The conflict in the summer of 2014 was the latest blow to economic survival in the Palestinian territories, with GDP growth in Gaza falling 15 per cent as a result of the war with Israel. The Washington-based IMF estimates that the war caused losses of $4bn, equivalent to 35 per cent of the GDP of the West Bank and Gaza.
The 51-day conflict resulted in damage to tens of thousands of homes and businesses, and utilities and key infrastructure were significantly damaged.
The vast rebuilding effort will place further stresses on Gazas economy, which was already struggling to cope with the expanding population and growing levels of unemployment.
Due to the low base rate, the IMF is forecasting GDP growth in Gaza of 7 per cent as the reconstruction efforts take place. The institution projects that the West Bank will achieve very modest growth in 2015 as a result of the resumption of transfer of revenues collected by Israel on its behalf, following their cessation in December.
The fund forecasts an overall GDP growth of 2.5 per cent in 2015 if reconstruction efforts begin to move forwards more quickly.
Due to the considerable damage caused to infrastructure during the 2014 conflict, and continued restrictions on trade and activity as a result of the dispute with Israel, it is imperative that the Palestinian Authority (PA) continues to receive aid from the international community to allow it to regain a path to economic growth.
The West Bank and Gaza are not IMF member states, and so are not eligible for support from the fund. Consequently, bilateral or multilateral aid from international states is of paramount importance.
At a donor conference held in Cairo in October 2014, spearheaded by Egypt and Norway, a host of international states pledged $5.4bn of aid for rebuilding efforts in Gaza. This included $1bn from Qatar, $200m from Kuwait and the UAE, and $212m from the US. This was followed in January by Qatar and Iraq providing $54.7m to the Palestinian Authority to support the 2015 budget.
However, it was reported in 2015 that a significant amount of the pledged aid had not yet reached Gaza. Senior officials from Norway and Egypt have said it is crucial that the funding is delivered as quickly as possible to enable the rebuilding efforts to move ahead. This has been reinforced by the IMF, which says the reconstruction is moving slower than required for the economy to begin to recover.

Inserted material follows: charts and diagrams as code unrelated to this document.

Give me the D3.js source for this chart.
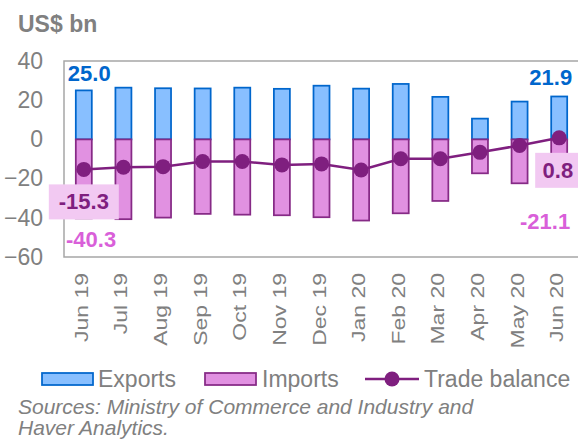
<!DOCTYPE html>
<html>
<head>
<meta charset="utf-8">
<script src="https://cdn.jsdelivr.net/npm/d3@7"></script>
<style>
  body { margin: 0; background: #fff; }
  svg { display: block; font-family: "Liberation Sans", Arial, sans-serif; }
</style>
</head>
<body>
<div id="chart"></div>
<script>
// data (US$ bn)
const months = ["Jun 19", "Jul 19", "Aug 19", "Sep 19", "Oct 19", "Nov 19", "Dec 19",
                "Jan 20", "Feb 20", "Mar 20", "Apr 20", "May 20", "Jun 20"];
const exportsVals = [25.0, 26.4, 26.1, 26.0, 26.4, 25.8, 27.4, 25.9, 28.3, 21.7, 10.6, 19.3, 21.9];
const importsVals = [-40.3, -40.7, -39.9, -38.0, -38.4, -38.7, -39.7, -41.4, -37.7, -31.4, -17.3, -22.4, -21.1];
const balanceVals = [-15.3, -14.2, -13.9, -11.3, -11.3, -13.0, -12.5, -15.6, -9.9, -9.9, -6.6, -3.1, 0.8];
const yTicks = [40, 20, 0, -20, -40, -60];
const legendItems = ["Exports", "Imports", "Trade balance"];

const C = {
  expFill: "#88BFFF", expStroke: "#0066CC",
  impFill: "#E191E1", impStroke: "#862A86",
  line: "#7F1F7F", impLabel: "#D95FD9", box: "#F2C9F2",
  grey: "#808080", frame: "#A6A6A6"
};

class TradeChart {
  constructor(config) {
    this.config = {
      parent: config.parent,
      width: config.width || 578,
      height: config.height || 441,
      margin: config.margin || {top: 61, right: -1, bottom: 184, left: 64}
    };
    this.init();
  }

  init() {
    const c = this.config;
    this.svg = d3.select(c.parent).append("svg")
      .attr("width", c.width)
      .attr("height", c.height);

    this.x = d3.scaleBand().range([c.margin.left, c.width - c.margin.right]).padding(0);
    this.y = d3.scaleLinear().range([c.height - c.margin.bottom, c.margin.top]);

    // unit title
    this.svg.append("text")
      .attr("x", 18).attr("y", 32)
      .attr("font-size", 23).attr("font-weight", "bold")
      .attr("fill", C.grey)
      .text("US$ bn");
  }

  update() {
    this.x.domain(months);
    this.y.domain([-60, 40]);
    this.render();
  }

  render() {
    const svg = this.svg, x = this.x, y = this.y, c = this.config;
    const bw = 16;
    const cx = i => x(months[i]) + x.bandwidth() / 2;
    const rows = months.map((m, i) => ({m, i, e: exportsVals[i], im: importsVals[i], b: balanceVals[i]}));

    // plot frame (right edge falls outside the window)
    svg.append("rect")
      .attr("x", c.margin.left).attr("y", y(40))
      .attr("width", c.width - c.margin.left + 4).attr("height", y(-60) - y(40))
      .attr("fill", "none").attr("stroke", C.frame).attr("stroke-width", 1.5);

    // y axis
    const ya = svg.append("g")
      .attr("transform", `translate(${c.margin.left},0)`)
      .call(d3.axisLeft(y).tickValues(yTicks).tickSize(0).tickPadding(21));
    ya.select(".domain").remove();
    ya.selectAll("text")
      .attr("font-size", 23).attr("fill", C.grey)
      .attr("font-family", "Liberation Sans, Arial, sans-serif");

    // x axis, rotated labels
    const xa = svg.append("g")
      .attr("transform", `translate(0,${y(-60)})`)
      .call(d3.axisBottom(x).tickSize(0));
    xa.select(".domain").remove();
    xa.selectAll("text")
      .attr("font-size", 23).attr("fill", C.grey)
      .attr("font-family", "Liberation Sans, Arial, sans-serif")
      .attr("text-anchor", "end")
      .attr("x", -16).attr("y", 0).attr("dy", "0.22em")
      .attr("transform", "rotate(-90) scale(1,0.8)");

    // bars
    svg.append("g").selectAll("rect")
      .data(rows).join("rect")
      .attr("x", d => cx(d.i) - bw / 2)
      .attr("y", d => y(d.e))
      .attr("width", bw)
      .attr("height", d => y(0) - y(d.e))
      .attr("fill", C.expFill).attr("stroke", C.expStroke).attr("stroke-width", 1.75);

    svg.append("g").selectAll("rect")
      .data(rows).join("rect")
      .attr("x", d => cx(d.i) - bw / 2)
      .attr("y", y(0))
      .attr("width", bw)
      .attr("height", d => y(d.im) - y(0))
      .attr("fill", C.impFill).attr("stroke", C.impStroke).attr("stroke-width", 1.75);

    // trade balance line
    const line = d3.line().x(d => cx(d.i)).y(d => y(d.b));
    svg.append("path")
      .datum(rows)
      .attr("d", line)
      .attr("fill", "none").attr("stroke", C.line).attr("stroke-width", 2.5);
    svg.append("g").selectAll("circle")
      .data(rows).join("circle")
      .attr("cx", d => cx(d.i)).attr("cy", d => y(d.b)).attr("r", 7.5)
      .attr("fill", C.line);

    // value labels on first and last month
    const first = rows[0], last = rows[rows.length - 1];
    const lbl = (tx, ty, anchor, col, txt) => svg.append("text")
      .attr("x", tx).attr("y", ty).attr("text-anchor", anchor)
      .attr("font-size", 22).attr("font-weight", "bold").attr("fill", col)
      .text(txt);

    lbl(cx(0) - 16, y(first.e) - 9, "start", C.expStroke, first.e.toFixed(1));
    lbl(cx(12) + 13, y(last.e) - 11, "end", C.expStroke, last.e.toFixed(1));
    lbl(c.margin.left + 2, y(first.im) + 29, "start", C.impLabel, first.im.toFixed(1));
    lbl(cx(12) + 11, y(last.im) + 48, "end", C.impLabel, last.im.toFixed(1));

    // boxed balance labels
    svg.append("rect")
      .attr("x", cx(0) - 35).attr("y", y(first.b) + 15)
      .attr("width", 70).attr("height", 35).attr("fill", C.box);
    lbl(cx(0), y(first.b) + 40, "middle", C.line, first.b.toFixed(1));
    svg.append("rect")
      .attr("x", cx(12) - 24).attr("y", y(last.b) + 15)
      .attr("width", 48).attr("height", 35).attr("fill", C.box);
    lbl(cx(12) + 14, y(last.b) + 40, "end", C.line, last.b.toFixed(1));

    // legend
    const lg = svg.append("g").attr("font-size", 23).attr("fill", C.grey);
    const ly = 379;
    lg.append("rect").attr("x", 42).attr("y", ly - 6).attr("width", 51).attr("height", 12)
      .attr("fill", C.expFill).attr("stroke", C.expStroke).attr("stroke-width", 1.75);
    lg.append("text").attr("x", 98).attr("y", ly + 8).text(legendItems[0]);
    lg.append("rect").attr("x", 205).attr("y", ly - 6).attr("width", 51).attr("height", 12)
      .attr("fill", C.impFill).attr("stroke", C.impStroke).attr("stroke-width", 1.75);
    lg.append("text").attr("x", 262).attr("y", ly + 8).text(legendItems[1]);
    lg.append("line").attr("x1", 365).attr("x2", 419).attr("y1", ly).attr("y2", ly)
      .attr("stroke", C.line).attr("stroke-width", 2.5);
    lg.append("circle").attr("cx", 392).attr("cy", ly).attr("r", 7.5).attr("fill", C.line);
    lg.append("text").attr("x", 424).attr("y", ly + 8).text(legendItems[2]);

    // source note
    const src = svg.append("text")
      .attr("font-size", 21).attr("font-style", "italic").attr("fill", C.grey);
    src.append("tspan").attr("x", 18).attr("y", 414).text("Sources: Ministry of Commerce and Industry and");
    src.append("tspan").attr("x", 18).attr("y", 435).text("Haver Analytics.");
  }
}

const chart = new TradeChart({parent: "#chart"});
chart.update();
</script>
</body>
</html>
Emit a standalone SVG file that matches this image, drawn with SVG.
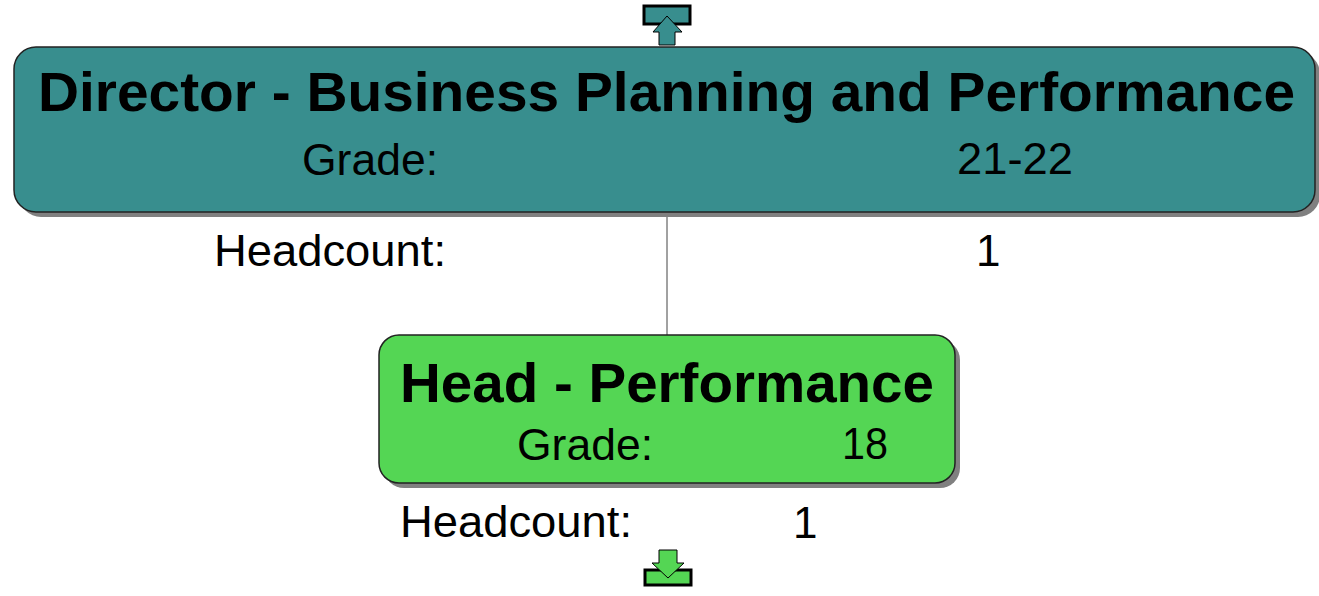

In addition to aid for infrastructure developments, international donors and agencies have pledged support for refugee support and job creation. Earlier this year, the EU announced a $5.7m aid package to help generate jobs in Gaza.
Even during 2006-13, when the Palestinian territories were achieving consistent economic growth, they were unable to adequately address the unemployment issue.
According to the IMF, unemployment rates are as high as 41 per cent in Gaza and 19 per cent in the West Bank, and current economic growth projections will not be adequate to sustain required job creation.
As with all aspects of the economy in the West Bank and Gaza, the fractious relationship with Israel continues to stifle economic development. In addition to the obvious problems caused by armed conflict, restrictions on trade and other economic barriers continue to prevent sustainable growth.
This was clearly illustrated earlier this year, when Israel announced it was freezing $127m of tax revenues collected for the PA in December in response to the authoritys move to join the International Criminal Court. The withholding of revenues led to a significant fiscal deficit occurring in the first quarter of 2015, with the PA having to borrow up to $200m from local banks to cover the shortfall.
While the transfer of tax revenues has now reportedly resumed, West Bank and Gazas lack of control over certain areas of their economies will continue to be a hurdle to long-term economic growth.
The IMF reports that the territories banking system remains healthy under the circumstances, but it is still concerned about vulnerabilities. In its latest report on the economy of the West Bank and Gaza, it highlights the fact that about 43 per cent of local banks loan portfolios are for lending to the PA and employees. The IMF also highlighted the need for the PA to introduce structural reforms to improve economic prospects.
If pledged international aid is forthcoming and the flow of tax revenues from Israel remains unaffected, the economies of the West Bank and Gaza should begin recovering in 2015. However, until a working peace agreement can be reached with Israel, long-term sustainable growth will remain an impossible prospect.